1. Use a more complex model
2. Include more complex data

Let's first try and use a more complex model. Train a kernel ridge regression (KRR) model with Gaussian (RBF) kernel from the sklearn package, and compare it with the linear model. Does it improve anything? See http://scikit-learn.org/stable/modules/generated/sklearn.kernel_ridge.KernelRidge.html#sklearn.kernel_ridge.KernelRidge

In [None]:
from sklearn.kernel_ridge import KernelRidge

# Type your code here.

Also try modifying the hyperparameters, `alpha` and `gamma`, and see if you can improve it further.

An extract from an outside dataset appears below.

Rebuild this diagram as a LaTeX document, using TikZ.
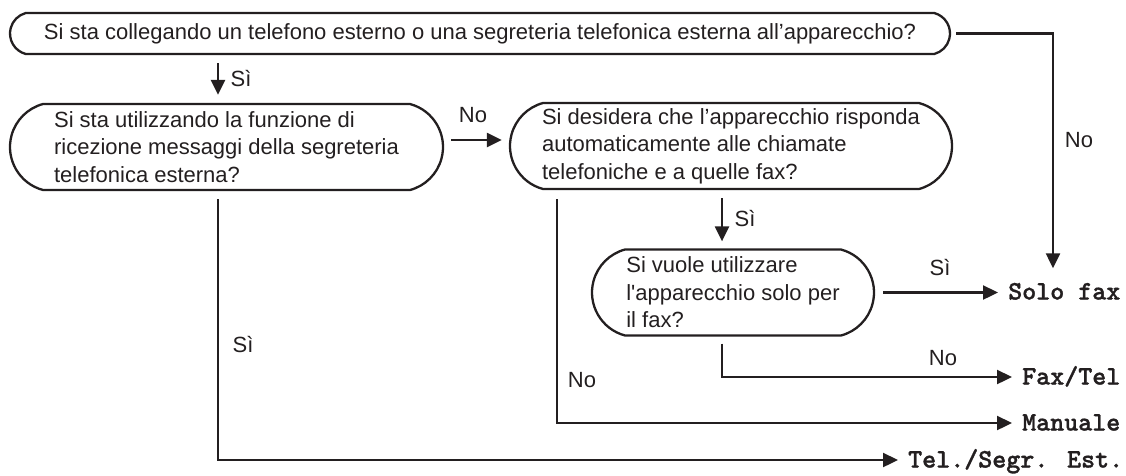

One option for doing this is using the [GridSearchCV](http://scikit-learn.org/stable/modules/generated/sklearn.model_selection.GridSearchCV.html) function.

Hopefully, you should find that you can drastically improve the accuracy we obtain. Now you should try and include more data from the table we provided you with, and see how much we gain. Can you identify which parameters are most important to our model?